- [Task directions]
Among the entries below, find the lines with "this" and copy them.

- [Code that draws figures]
--- begin ---
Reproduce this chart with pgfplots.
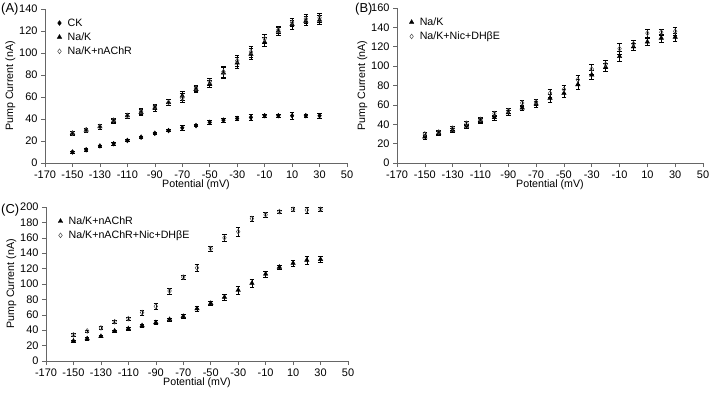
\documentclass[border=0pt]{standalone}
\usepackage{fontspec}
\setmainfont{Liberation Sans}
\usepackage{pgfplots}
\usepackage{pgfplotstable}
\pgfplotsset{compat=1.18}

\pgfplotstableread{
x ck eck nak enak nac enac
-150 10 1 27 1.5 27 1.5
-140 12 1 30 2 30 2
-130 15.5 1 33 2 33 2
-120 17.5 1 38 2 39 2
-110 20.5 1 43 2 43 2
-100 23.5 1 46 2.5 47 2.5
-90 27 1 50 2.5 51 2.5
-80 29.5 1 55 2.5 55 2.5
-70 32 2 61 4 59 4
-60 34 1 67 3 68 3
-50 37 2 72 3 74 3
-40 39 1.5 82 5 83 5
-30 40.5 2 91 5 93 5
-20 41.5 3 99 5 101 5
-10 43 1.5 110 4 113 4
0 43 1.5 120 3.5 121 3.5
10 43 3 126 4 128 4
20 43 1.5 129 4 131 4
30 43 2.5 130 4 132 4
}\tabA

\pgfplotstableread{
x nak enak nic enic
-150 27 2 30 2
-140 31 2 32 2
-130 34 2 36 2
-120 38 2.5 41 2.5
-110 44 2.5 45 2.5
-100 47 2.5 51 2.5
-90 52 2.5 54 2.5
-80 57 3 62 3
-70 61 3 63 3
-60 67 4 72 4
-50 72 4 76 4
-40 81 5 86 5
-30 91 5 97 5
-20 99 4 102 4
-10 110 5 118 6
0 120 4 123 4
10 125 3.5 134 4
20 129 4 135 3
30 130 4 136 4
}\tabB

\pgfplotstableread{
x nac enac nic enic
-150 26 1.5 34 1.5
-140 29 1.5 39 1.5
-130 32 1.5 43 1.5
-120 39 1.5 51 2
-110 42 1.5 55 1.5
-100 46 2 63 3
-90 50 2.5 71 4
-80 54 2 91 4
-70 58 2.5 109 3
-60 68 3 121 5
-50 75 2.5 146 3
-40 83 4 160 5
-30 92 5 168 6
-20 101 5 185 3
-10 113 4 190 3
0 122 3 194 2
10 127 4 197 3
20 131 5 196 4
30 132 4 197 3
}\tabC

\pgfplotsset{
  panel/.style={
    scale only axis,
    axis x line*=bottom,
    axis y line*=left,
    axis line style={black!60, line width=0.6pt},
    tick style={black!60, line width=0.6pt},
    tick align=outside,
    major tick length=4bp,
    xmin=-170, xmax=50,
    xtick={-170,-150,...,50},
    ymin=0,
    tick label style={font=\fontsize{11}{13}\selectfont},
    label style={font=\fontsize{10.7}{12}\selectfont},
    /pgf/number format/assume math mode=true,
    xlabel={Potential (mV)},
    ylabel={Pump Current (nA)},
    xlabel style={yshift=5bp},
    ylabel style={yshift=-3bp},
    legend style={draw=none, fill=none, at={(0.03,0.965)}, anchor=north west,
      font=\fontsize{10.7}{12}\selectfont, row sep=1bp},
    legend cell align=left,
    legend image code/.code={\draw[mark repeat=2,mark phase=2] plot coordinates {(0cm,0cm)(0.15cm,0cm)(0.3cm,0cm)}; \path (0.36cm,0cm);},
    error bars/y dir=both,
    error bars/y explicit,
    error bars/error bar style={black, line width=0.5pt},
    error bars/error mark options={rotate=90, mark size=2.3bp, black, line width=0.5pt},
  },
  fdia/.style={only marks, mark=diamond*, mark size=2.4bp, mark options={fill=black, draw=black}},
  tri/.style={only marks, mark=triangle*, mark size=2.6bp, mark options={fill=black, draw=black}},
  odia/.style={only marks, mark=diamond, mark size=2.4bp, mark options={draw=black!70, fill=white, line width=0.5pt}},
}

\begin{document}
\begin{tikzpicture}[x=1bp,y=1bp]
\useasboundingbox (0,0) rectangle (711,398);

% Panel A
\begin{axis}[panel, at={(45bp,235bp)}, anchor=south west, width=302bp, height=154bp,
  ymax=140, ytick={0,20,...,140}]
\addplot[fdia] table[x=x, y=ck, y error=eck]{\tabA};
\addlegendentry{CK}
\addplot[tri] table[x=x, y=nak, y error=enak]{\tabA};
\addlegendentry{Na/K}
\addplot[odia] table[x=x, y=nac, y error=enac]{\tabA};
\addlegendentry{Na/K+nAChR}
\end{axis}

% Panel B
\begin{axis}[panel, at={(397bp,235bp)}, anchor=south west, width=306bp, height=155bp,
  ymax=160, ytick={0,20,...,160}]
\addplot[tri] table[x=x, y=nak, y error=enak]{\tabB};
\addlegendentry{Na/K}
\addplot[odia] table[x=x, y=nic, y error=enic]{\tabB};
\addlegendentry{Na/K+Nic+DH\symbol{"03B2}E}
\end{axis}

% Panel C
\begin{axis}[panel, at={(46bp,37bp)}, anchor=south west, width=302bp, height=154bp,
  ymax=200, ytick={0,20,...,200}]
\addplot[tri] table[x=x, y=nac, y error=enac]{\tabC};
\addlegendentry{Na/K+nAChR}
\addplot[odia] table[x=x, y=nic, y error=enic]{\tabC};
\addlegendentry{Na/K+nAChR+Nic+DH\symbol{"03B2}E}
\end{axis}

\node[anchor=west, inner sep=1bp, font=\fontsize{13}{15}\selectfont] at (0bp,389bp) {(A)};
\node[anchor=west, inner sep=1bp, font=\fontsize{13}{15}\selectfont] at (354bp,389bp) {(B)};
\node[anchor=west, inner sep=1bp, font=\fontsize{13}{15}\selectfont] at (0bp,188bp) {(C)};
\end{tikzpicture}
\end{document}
--- end ---
--- begin ---
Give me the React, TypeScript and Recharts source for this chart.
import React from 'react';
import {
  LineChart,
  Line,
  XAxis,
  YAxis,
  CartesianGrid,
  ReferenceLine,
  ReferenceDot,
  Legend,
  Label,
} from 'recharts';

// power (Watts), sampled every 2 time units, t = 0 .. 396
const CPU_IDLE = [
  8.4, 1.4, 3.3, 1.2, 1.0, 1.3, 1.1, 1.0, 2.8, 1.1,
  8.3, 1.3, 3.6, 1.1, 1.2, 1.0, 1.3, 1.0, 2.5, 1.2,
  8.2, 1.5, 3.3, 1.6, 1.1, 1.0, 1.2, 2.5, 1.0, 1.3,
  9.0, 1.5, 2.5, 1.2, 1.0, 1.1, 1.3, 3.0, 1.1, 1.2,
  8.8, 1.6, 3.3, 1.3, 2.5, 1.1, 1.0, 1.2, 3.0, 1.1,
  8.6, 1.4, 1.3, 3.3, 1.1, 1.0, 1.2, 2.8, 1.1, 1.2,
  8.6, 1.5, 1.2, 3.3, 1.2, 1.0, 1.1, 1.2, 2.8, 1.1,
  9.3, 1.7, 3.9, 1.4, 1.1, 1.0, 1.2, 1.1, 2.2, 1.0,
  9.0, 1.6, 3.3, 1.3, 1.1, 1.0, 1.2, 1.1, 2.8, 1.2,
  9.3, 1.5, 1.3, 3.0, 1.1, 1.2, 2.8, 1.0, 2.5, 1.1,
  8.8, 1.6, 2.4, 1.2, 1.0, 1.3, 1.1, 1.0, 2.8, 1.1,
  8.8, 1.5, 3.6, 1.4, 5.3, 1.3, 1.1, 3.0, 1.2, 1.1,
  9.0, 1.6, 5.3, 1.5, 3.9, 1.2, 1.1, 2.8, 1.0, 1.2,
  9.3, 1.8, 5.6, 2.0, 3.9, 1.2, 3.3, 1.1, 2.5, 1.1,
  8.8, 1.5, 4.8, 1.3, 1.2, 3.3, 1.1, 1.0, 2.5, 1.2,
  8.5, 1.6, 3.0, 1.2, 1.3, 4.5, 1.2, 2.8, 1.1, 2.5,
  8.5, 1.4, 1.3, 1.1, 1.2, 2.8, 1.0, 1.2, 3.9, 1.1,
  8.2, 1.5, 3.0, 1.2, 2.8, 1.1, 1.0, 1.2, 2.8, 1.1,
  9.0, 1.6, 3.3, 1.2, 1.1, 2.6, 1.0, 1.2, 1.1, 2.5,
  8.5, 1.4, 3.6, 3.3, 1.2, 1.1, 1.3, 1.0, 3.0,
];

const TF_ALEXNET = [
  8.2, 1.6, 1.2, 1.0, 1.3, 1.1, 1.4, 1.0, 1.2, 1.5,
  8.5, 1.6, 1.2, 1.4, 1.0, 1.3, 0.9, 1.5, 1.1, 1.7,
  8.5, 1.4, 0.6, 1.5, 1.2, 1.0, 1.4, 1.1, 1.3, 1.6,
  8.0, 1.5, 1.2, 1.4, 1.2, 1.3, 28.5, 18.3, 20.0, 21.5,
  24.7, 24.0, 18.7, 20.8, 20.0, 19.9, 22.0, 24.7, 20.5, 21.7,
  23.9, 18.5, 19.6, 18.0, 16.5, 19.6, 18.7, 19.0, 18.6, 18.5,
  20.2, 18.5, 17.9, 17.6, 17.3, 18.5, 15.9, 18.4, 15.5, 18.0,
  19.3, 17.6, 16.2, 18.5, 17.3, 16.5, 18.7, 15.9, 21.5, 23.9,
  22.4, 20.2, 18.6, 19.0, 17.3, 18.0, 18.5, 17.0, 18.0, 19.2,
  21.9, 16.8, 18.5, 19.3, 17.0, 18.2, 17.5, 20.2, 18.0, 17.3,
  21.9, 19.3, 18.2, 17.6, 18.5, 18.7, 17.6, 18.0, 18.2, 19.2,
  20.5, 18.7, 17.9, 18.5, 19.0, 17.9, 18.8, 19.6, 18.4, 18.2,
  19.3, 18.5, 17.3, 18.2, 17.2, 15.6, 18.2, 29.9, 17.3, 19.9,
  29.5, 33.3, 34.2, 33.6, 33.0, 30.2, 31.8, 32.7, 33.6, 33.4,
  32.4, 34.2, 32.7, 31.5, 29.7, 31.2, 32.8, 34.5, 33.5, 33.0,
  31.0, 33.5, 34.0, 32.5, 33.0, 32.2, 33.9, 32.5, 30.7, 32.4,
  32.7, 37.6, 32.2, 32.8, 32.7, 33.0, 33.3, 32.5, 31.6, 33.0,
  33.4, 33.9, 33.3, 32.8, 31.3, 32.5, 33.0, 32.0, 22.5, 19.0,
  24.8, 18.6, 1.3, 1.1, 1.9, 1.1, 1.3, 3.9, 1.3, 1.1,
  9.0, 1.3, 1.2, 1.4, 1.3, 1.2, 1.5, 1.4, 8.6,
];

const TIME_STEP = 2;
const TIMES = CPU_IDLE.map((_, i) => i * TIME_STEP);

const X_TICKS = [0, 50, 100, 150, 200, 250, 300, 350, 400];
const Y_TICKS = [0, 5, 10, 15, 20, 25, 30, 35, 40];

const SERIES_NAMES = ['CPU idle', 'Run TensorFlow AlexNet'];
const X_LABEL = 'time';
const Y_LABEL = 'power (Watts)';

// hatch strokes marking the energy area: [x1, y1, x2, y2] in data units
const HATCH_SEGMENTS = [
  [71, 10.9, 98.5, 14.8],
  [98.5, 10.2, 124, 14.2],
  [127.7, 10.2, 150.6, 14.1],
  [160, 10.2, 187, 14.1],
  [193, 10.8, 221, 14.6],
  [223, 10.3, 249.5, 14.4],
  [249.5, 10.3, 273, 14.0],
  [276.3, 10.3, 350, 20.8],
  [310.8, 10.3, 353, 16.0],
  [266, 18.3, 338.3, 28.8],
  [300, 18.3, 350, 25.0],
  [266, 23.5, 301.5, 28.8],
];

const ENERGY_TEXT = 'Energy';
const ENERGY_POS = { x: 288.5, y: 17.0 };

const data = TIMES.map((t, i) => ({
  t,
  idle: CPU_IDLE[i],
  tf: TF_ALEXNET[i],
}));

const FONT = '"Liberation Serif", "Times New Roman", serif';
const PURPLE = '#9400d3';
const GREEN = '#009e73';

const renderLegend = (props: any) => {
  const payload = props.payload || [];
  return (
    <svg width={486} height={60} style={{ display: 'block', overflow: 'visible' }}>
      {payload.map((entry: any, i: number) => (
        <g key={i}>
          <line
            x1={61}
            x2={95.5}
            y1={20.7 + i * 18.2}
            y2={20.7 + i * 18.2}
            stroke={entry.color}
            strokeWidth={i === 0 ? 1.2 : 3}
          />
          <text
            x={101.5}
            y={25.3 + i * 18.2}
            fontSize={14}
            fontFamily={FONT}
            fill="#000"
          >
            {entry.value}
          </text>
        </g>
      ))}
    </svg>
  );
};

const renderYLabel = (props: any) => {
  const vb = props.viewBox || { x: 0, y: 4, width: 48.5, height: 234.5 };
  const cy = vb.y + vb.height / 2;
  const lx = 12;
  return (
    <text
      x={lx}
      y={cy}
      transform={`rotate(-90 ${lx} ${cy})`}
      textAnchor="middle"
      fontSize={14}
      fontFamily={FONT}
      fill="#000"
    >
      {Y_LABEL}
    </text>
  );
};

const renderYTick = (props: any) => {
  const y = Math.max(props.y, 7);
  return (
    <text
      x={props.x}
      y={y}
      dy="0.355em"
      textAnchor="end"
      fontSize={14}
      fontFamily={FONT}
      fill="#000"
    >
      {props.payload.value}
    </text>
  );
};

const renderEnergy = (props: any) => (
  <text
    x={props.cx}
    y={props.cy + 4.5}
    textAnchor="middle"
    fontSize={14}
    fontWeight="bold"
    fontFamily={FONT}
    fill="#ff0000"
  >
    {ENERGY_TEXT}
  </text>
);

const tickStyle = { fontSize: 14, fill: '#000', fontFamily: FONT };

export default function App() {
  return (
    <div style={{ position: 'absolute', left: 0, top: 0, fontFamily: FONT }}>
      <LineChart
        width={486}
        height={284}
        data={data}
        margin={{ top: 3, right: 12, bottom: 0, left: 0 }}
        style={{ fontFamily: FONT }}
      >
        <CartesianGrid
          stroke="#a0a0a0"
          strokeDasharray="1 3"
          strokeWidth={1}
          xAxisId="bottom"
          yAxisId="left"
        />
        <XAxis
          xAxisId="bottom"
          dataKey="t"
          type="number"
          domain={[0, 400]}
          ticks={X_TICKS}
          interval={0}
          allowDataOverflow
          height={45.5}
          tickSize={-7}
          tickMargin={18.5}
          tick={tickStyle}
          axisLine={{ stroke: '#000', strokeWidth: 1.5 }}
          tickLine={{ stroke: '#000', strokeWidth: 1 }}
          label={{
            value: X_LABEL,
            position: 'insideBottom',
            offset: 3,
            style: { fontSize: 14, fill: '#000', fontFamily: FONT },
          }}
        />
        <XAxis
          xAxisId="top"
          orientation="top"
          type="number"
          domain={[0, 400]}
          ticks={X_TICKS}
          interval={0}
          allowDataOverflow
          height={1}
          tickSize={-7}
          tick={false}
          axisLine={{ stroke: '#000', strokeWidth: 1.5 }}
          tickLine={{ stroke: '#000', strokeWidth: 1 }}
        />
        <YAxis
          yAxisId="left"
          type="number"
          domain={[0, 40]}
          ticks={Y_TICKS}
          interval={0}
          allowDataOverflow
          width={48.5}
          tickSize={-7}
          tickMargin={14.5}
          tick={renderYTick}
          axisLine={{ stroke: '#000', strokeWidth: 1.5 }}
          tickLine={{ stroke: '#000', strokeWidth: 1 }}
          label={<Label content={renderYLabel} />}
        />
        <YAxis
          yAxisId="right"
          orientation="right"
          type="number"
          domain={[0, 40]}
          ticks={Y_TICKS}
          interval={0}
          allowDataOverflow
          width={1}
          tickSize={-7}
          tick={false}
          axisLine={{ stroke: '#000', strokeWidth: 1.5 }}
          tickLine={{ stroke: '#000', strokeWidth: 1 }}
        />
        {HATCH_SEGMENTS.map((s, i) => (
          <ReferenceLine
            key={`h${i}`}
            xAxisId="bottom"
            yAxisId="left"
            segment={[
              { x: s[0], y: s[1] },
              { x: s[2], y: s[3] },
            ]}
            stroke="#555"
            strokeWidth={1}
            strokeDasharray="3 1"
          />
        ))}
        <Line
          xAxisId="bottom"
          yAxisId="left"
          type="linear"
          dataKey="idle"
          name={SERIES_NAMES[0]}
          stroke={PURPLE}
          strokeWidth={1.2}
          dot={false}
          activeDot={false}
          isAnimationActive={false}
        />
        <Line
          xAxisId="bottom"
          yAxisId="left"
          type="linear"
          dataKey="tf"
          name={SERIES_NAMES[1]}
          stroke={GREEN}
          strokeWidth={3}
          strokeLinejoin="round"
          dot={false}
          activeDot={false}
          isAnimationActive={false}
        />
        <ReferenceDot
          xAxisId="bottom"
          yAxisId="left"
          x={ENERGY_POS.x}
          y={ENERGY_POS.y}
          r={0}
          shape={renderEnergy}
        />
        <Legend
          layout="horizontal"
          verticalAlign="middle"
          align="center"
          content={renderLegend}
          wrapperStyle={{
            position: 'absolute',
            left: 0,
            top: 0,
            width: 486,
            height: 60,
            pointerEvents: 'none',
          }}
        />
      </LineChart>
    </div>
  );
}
--- end ---
- [Written reply]
Reproduce this chart with pgfplots.
Give me the React, TypeScript and Recharts source for this chart.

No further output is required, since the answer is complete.